The sharp drop in hydrocarbon prices at year-end 2008 may have a significantly negative impact on proven oil & gas reserve bookings under existing accounting rules, leading to increased debt/boe (barrel of oil equivalent) metrics across the sector, Fitch says in Lower Oil Prices to Pressure Debt/Reserve Metrics in 2009.
Firms with significant reserves booked under Production Sharing Contracts ((PSCs))- predominantly integrated oil companies and larger independents- may see a partial offset to this as these contracts are generally structured to increase bookings under a low oil price environment and decrease bookings under a high-priced environment, Fitch says.
Currently, Securities and Exchange Commission (SEC) oil & gas disclosure rules require that firms test the economic viability of reserves based on year-end hydrocarbon prices. Although the SEC recently approved a major overhaul of these rules, including a move to 12-month average pricing instead of year-end pricing for the reserves test, these changes will not be effective for the 2008 fiscal year.
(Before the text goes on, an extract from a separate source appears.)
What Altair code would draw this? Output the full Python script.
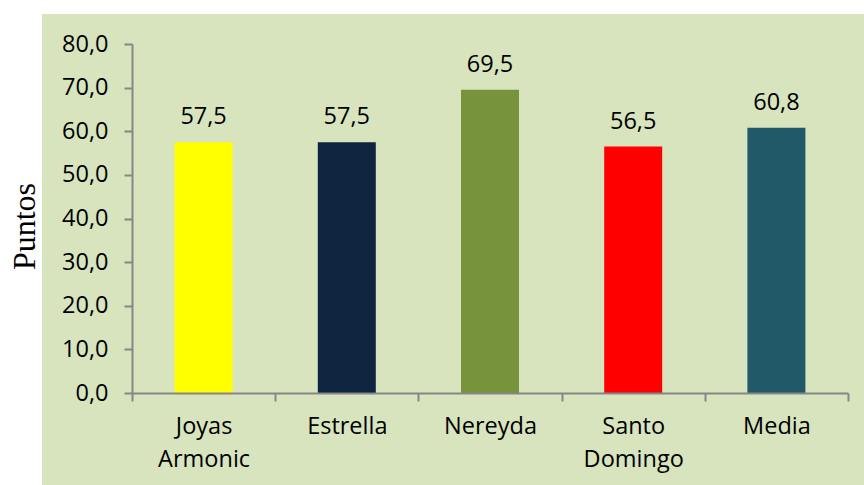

“From a ratings perspective, the impact of price-based negative reserve revisions may be muted insofar as they stem from a particular accounting rule which is in the process of being changed. In addition, it is important to note that Fitch evaluates the creditworthiness of the upstream sector throughout the cycle. However, with that said, Fitch expects that the range of negative reserve revision information will also communicate important information about an individual company’s relative asset quality.”
Fitch also notes that while negative price-based reserve revisions are not expected to affect the liquidity of most investment grade issuers, those companies whose revolvers are linked to the size and/or value of their reserves via a borrowing base could be negatively affected by downwards reserve revisions in the form of reduced borrowing capacity, which in turn may limit their ability to fund operations.